There are some ideas about beauty and worth and how one can be what one needs instead of just being what other think. I liked the ideas inserted in to the plot quite a lot, and also how they were dealt with.
The romance is cute. It starts innocent, letters exchanging, sort of, and their personality complement each other When it has to, the support they both take from the other helps them appreciate what they were given, especially Ambrose. I think the HEA was believable and the focus was mostly on the sweetness and the friendship. The epilogue is full of hope and the stamp of approval for their relationship. But the actual story isn't rushed or too sugary.

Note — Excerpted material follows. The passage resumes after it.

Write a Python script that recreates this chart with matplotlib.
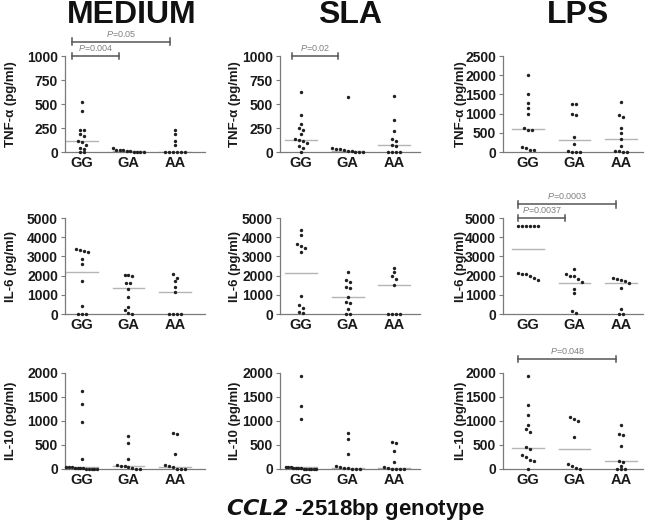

I liked the story and despite my tears and personal little ideas about what to change, I can't say the author didn't do a good job, because she did. I feel humbled when I get a book I thought I wouldn't enjoy much, but end up liking a lot after all, even more so when it has elements I usually can't stand (like YA). This happened here and I'm quite glad to have read it. The writing feels a bit young at times, but I guess it's part of the whole deal. In the end, it had strength and a purpose, it worked out really well. Very good story!